DIRECTION:
Copy the data exactly; pictures stay out of the copy.

DATA SHOWN:

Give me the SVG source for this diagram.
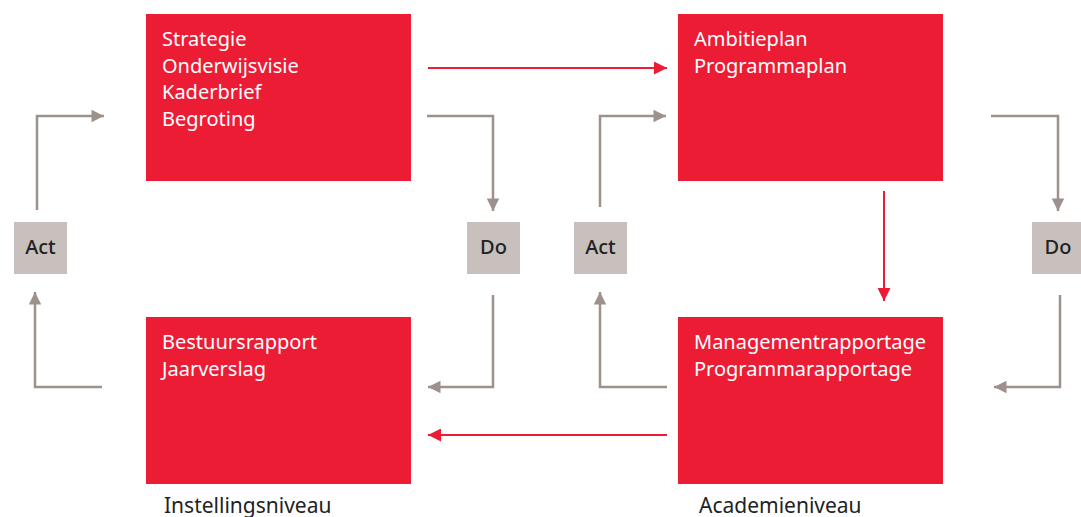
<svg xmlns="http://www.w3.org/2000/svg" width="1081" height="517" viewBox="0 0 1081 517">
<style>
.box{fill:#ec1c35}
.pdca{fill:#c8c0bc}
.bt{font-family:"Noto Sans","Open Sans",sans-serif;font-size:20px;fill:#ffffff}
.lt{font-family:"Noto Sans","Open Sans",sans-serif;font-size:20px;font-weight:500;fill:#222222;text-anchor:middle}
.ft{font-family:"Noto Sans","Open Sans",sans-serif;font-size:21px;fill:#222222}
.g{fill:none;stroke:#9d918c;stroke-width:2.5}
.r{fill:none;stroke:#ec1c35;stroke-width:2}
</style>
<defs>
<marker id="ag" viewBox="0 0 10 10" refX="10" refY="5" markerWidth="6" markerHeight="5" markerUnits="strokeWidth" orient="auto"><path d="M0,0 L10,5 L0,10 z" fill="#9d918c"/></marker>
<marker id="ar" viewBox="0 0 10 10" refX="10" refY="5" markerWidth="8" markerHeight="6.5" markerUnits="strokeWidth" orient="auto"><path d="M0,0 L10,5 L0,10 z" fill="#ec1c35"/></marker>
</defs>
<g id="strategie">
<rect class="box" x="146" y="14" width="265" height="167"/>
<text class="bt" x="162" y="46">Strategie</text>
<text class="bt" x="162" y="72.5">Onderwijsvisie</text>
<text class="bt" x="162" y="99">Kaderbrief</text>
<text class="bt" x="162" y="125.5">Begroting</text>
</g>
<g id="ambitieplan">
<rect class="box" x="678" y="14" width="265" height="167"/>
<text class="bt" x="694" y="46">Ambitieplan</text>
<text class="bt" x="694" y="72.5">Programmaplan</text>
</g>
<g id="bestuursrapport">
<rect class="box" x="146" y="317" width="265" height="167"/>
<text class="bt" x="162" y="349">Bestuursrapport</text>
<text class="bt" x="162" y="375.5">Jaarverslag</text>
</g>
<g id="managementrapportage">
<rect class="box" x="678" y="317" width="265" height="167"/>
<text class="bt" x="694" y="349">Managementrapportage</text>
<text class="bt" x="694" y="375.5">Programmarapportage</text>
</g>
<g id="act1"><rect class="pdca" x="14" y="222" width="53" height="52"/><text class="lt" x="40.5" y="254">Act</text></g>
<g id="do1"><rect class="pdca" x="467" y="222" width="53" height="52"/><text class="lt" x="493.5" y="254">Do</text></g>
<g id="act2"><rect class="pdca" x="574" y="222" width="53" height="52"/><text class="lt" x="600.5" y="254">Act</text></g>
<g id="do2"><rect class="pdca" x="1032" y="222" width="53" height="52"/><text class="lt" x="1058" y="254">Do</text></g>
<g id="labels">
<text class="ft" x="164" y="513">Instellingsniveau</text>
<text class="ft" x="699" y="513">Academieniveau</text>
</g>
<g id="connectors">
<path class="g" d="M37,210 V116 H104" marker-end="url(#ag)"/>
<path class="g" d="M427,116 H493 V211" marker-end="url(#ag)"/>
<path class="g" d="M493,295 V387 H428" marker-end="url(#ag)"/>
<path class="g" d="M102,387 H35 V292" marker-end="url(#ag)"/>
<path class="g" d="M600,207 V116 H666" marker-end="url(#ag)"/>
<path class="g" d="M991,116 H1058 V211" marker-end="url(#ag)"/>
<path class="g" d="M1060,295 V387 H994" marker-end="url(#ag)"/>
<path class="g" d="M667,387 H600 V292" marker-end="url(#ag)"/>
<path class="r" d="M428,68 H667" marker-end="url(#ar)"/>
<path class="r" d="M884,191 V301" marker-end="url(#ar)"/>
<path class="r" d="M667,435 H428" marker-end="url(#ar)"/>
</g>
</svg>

RESPONSE:
Give me the SVG source for this diagram.
<svg xmlns="http://www.w3.org/2000/svg" width="1081" height="517" viewBox="0 0 1081 517">
<style>
.box{fill:#ec1c35}
.pdca{fill:#c8c0bc}
.bt{font-family:"Noto Sans","Open Sans",sans-serif;font-size:20px;fill:#ffffff}
.lt{font-family:"Noto Sans","Open Sans",sans-serif;font-size:20px;font-weight:500;fill:#222222;text-anchor:middle}
.ft{font-family:"Noto Sans","Open Sans",sans-serif;font-size:21px;fill:#222222}
.g{fill:none;stroke:#9d918c;stroke-width:2.5}
.r{fill:none;stroke:#ec1c35;stroke-width:2}
</style>
<defs>
<marker id="ag" viewBox="0 0 10 10" refX="10" refY="5" markerWidth="6" markerHeight="5" markerUnits="strokeWidth" orient="auto"><path d="M0,0 L10,5 L0,10 z" fill="#9d918c"/></marker>
<marker id="ar" viewBox="0 0 10 10" refX="10" refY="5" markerWidth="8" markerHeight="6.5" markerUnits="strokeWidth" orient="auto"><path d="M0,0 L10,5 L0,10 z" fill="#ec1c35"/></marker>
</defs>
<g id="strategie">
<rect class="box" x="146" y="14" width="265" height="167"/>
<text class="bt" x="162" y="46">Strategie</text>
<text class="bt" x="162" y="72.5">Onderwijsvisie</text>
<text class="bt" x="162" y="99">Kaderbrief</text>
<text class="bt" x="162" y="125.5">Begroting</text>
</g>
<g id="ambitieplan">
<rect class="box" x="678" y="14" width="265" height="167"/>
<text class="bt" x="694" y="46">Ambitieplan</text>
<text class="bt" x="694" y="72.5">Programmaplan</text>
</g>
<g id="bestuursrapport">
<rect class="box" x="146" y="317" width="265" height="167"/>
<text class="bt" x="162" y="349">Bestuursrapport</text>
<text class="bt" x="162" y="375.5">Jaarverslag</text>
</g>
<g id="managementrapportage">
<rect class="box" x="678" y="317" width="265" height="167"/>
<text class="bt" x="694" y="349">Managementrapportage</text>
<text class="bt" x="694" y="375.5">Programmarapportage</text>
</g>
<g id="act1"><rect class="pdca" x="14" y="222" width="53" height="52"/><text class="lt" x="40.5" y="254">Act</text></g>
<g id="do1"><rect class="pdca" x="467" y="222" width="53" height="52"/><text class="lt" x="493.5" y="254">Do</text></g>
<g id="act2"><rect class="pdca" x="574" y="222" width="53" height="52"/><text class="lt" x="600.5" y="254">Act</text></g>
<g id="do2"><rect class="pdca" x="1032" y="222" width="53" height="52"/><text class="lt" x="1058" y="254">Do</text></g>
<g id="labels">
<text class="ft" x="164" y="513">Instellingsniveau</text>
<text class="ft" x="699" y="513">Academieniveau</text>
</g>
<g id="connectors">
<path class="g" d="M37,210 V116 H104" marker-end="url(#ag)"/>
<path class="g" d="M427,116 H493 V211" marker-end="url(#ag)"/>
<path class="g" d="M493,295 V387 H428" marker-end="url(#ag)"/>
<path class="g" d="M102,387 H35 V292" marker-end="url(#ag)"/>
<path class="g" d="M600,207 V116 H666" marker-end="url(#ag)"/>
<path class="g" d="M991,116 H1058 V211" marker-end="url(#ag)"/>
<path class="g" d="M1060,295 V387 H994" marker-end="url(#ag)"/>
<path class="g" d="M667,387 H600 V292" marker-end="url(#ag)"/>
<path class="r" d="M428,68 H667" marker-end="url(#ar)"/>
<path class="r" d="M884,191 V301" marker-end="url(#ar)"/>
<path class="r" d="M667,435 H428" marker-end="url(#ar)"/>
</g>
</svg>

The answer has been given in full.